None of these analysis tasks are ones that are going to be happening live on your Website. They can be rather expensive queries and need to be handled offline, either as manual processes by an administrator who is searching for this activity, or perhaps an automated process that runs nightly and flags anything suspicious it found from the previous day.
One of the biggest sources for collusion, whether on purpose or not, is friendship relations. However, if your Website has a social aspect to it (as many do now), you have a great source of data to identify this. Most of these Websites support the concept of "friending" across accounts. In that case, you can build friendship trees that show who is related to whom. You can start to examine the depth of the trees to see if there are patterns emerging. Perhaps one circle of friends all acted in the exact same manner giving identical ratings to a certain movie.
On the surface, some of this will obviously happen. True friends will share similar interests, and therefore like similar things. But there is a threshold level for this. At some point you move beyond "typical" similar tastes and enter a realm of collusion. If a circle of friends is always performing the exact same actions, then you don’t have valid data coming from them.
You can extend this pattern even farther. Many Websites now allow you to link your Twitter, Facebook, or other social media Website account in. Perhaps as an authentication method for logging in, or perhaps just as a way to "Find your friends." If you do this you have the ability to do some in-depth analysis that might otherwise not be expected. (And I should warn that you start to cross the lines of white to black hat here.)
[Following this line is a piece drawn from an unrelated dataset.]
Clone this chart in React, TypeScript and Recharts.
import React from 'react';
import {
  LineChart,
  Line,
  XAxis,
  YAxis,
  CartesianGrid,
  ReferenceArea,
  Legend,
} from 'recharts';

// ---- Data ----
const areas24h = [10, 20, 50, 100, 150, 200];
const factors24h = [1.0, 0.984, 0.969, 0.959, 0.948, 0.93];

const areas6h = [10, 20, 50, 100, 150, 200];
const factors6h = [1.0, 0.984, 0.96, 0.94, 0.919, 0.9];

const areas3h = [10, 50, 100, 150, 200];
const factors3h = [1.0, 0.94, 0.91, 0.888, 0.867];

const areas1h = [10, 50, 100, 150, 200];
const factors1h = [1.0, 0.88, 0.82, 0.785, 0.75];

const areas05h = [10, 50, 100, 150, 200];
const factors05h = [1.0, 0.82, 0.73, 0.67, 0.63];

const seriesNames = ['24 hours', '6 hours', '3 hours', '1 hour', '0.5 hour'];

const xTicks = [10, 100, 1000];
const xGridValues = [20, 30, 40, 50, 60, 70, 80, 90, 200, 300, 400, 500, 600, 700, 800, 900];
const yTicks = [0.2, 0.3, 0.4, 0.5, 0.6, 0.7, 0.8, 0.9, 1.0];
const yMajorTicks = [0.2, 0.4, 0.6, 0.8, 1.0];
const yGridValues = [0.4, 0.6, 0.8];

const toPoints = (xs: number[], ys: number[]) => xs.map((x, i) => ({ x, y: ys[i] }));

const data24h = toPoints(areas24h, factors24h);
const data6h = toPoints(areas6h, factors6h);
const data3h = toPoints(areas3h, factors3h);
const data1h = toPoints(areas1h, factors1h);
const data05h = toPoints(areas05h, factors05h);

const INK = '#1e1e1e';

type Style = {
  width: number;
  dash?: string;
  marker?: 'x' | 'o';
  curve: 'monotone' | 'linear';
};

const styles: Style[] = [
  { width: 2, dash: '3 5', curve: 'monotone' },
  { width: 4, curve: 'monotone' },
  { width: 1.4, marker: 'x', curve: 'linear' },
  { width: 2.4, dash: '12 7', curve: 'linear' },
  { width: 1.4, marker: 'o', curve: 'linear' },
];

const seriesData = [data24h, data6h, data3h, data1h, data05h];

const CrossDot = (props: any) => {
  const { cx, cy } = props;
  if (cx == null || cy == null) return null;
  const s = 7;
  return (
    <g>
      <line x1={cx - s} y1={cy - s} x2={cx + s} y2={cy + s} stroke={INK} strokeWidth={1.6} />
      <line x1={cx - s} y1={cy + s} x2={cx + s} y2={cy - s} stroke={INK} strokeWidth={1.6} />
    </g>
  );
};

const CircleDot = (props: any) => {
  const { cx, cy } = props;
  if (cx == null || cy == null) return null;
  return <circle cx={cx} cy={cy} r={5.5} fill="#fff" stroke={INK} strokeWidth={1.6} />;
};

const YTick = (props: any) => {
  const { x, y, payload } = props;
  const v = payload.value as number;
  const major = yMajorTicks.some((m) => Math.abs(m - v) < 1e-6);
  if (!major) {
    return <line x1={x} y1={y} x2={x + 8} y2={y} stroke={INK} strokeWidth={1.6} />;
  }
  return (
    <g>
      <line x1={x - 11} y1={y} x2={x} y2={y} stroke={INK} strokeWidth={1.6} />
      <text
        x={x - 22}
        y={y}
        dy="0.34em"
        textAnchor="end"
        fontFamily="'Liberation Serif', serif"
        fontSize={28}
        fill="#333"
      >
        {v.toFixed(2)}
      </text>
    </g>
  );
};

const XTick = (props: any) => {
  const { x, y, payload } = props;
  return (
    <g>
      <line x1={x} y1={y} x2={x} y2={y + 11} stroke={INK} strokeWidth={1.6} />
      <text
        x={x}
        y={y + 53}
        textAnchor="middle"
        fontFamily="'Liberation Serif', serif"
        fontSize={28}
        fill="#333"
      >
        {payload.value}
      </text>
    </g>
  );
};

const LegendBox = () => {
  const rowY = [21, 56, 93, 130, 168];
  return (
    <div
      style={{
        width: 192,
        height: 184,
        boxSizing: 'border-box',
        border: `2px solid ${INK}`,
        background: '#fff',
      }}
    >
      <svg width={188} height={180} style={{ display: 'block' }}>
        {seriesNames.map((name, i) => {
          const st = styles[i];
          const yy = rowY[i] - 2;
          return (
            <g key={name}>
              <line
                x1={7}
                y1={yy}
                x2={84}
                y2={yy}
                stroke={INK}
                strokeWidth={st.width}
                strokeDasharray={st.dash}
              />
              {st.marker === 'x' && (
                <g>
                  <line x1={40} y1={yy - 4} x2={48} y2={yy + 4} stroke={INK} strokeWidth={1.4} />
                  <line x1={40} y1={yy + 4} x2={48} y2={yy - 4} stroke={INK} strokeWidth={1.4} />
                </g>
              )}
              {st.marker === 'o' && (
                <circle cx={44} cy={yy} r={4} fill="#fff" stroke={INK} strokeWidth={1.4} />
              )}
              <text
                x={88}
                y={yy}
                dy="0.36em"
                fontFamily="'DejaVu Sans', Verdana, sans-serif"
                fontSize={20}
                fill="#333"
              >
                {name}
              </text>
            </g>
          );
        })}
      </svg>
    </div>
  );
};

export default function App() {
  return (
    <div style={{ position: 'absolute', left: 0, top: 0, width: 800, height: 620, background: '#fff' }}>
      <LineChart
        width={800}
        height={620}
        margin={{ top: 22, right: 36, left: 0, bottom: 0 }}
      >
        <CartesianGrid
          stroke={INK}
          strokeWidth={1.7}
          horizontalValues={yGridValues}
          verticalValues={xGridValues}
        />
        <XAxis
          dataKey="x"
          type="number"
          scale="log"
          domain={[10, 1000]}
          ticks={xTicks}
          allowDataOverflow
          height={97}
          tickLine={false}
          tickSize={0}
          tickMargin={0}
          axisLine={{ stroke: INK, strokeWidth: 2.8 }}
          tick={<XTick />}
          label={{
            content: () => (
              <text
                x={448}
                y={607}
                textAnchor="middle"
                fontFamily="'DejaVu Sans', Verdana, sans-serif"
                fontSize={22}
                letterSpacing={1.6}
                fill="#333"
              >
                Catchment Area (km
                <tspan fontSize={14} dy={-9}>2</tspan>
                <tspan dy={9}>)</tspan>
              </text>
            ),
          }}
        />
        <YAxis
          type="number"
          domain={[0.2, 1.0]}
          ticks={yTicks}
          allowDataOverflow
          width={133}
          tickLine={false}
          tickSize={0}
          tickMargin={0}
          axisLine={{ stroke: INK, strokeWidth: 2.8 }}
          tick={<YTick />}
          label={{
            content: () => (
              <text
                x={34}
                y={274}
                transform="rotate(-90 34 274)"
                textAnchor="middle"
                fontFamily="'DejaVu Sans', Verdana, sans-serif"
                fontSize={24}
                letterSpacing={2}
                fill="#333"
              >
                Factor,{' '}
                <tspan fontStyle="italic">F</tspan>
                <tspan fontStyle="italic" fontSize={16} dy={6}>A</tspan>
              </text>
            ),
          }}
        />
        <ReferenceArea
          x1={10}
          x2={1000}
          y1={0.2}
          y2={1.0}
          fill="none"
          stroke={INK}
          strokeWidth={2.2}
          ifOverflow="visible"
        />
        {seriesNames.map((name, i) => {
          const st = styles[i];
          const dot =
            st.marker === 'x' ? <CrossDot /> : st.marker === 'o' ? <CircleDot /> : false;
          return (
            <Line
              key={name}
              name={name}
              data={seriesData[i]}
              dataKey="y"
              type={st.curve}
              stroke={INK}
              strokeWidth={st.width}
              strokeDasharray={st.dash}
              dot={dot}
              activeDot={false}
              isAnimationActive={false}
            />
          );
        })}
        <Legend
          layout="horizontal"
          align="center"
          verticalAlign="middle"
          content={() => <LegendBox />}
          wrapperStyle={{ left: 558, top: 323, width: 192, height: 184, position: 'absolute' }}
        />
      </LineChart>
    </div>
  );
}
For example, you can keep track of which of your Website’s accounts happen to be linked to Twitter accounts. You can call Twitter’s API to get friend lists of each of your users. At that point, you can build relationship maps between accounts on your own Website that may not be linked as friends but that are actually related according to Twitter. This can allow you to put together connections that were otherwise hidden to you either because of user apathy or because the user was attempting to hide their attempts at collusion from you and thought that not linking accounts as friends on your Website would leave them hidden.
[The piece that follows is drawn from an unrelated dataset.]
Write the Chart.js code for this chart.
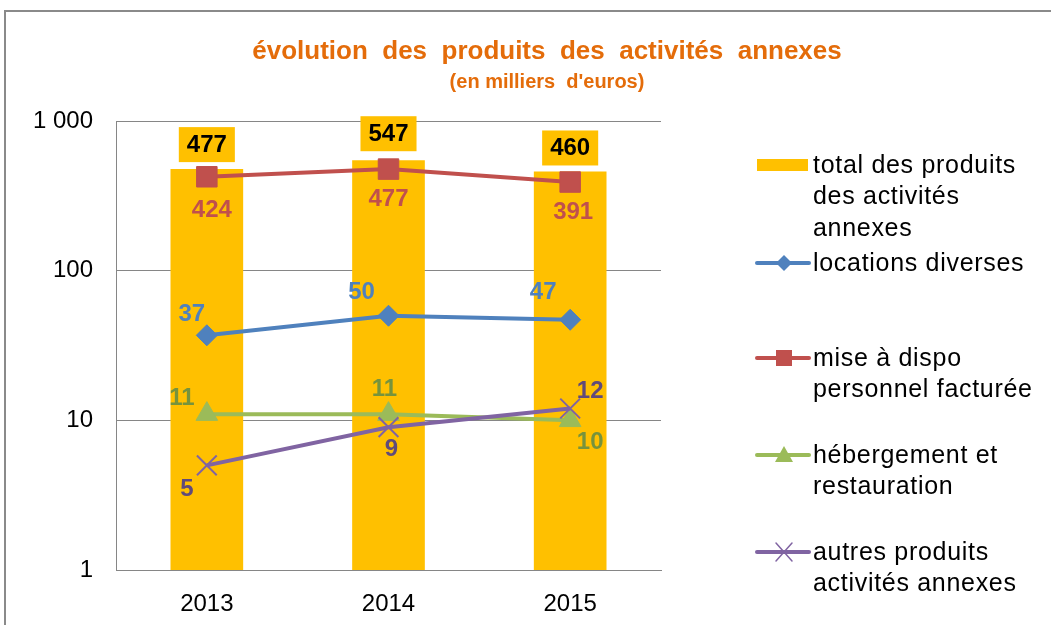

This becomes a never ending source of data mining where you can delve deeper and deeper into relationships and actions, trying to find patterns that were otherwise hidden from you.
After the deep topic of patterns and the discussion of how to detect gaming after it has happened, let’s embark down one last path, perhaps a little lighter and definitely effective.
The first I will call a "login cookie." The idea is to set a cookie when a browser visits your Website. You leave this cookie in place regardless of how many times the user may log in or out. (This differs from session IDs that you should be regenerating upon each visit.) Then you can save the account name and login cookie value in a database lookup table . This directly lets you track when one person (one browser) logs in using multiple accounts. This can be combined with the IP address tracking previously mentioned to let you peek deeper behind dynamic IP addresses and gateways.
If that user either right away, or at any point in the future, attempts to create additional accounts by signing out and then clicking on "add account," you can track that it was really the same user.
In this way, you can link together groups of accounts that are really a single user, and act on that information accordingly. Again, this is something you have to be careful with. Having just a few accounts linked might be a case of a family each having an account. But when that number rises you can be more suspicious of those accounts.
Hopefully gaming is a problem you never have to deal with. Unfortunately the world isn’t always so nice. Detecting gaming is never an easy situation. You always struggle against trying to find the blatant cases of it while hoping that you aren’t incorrectly finding false-positives. The toolset of techniques given in this article is just a starting point. Take these concepts, go apply them to your own application, and see what you can find out about your users.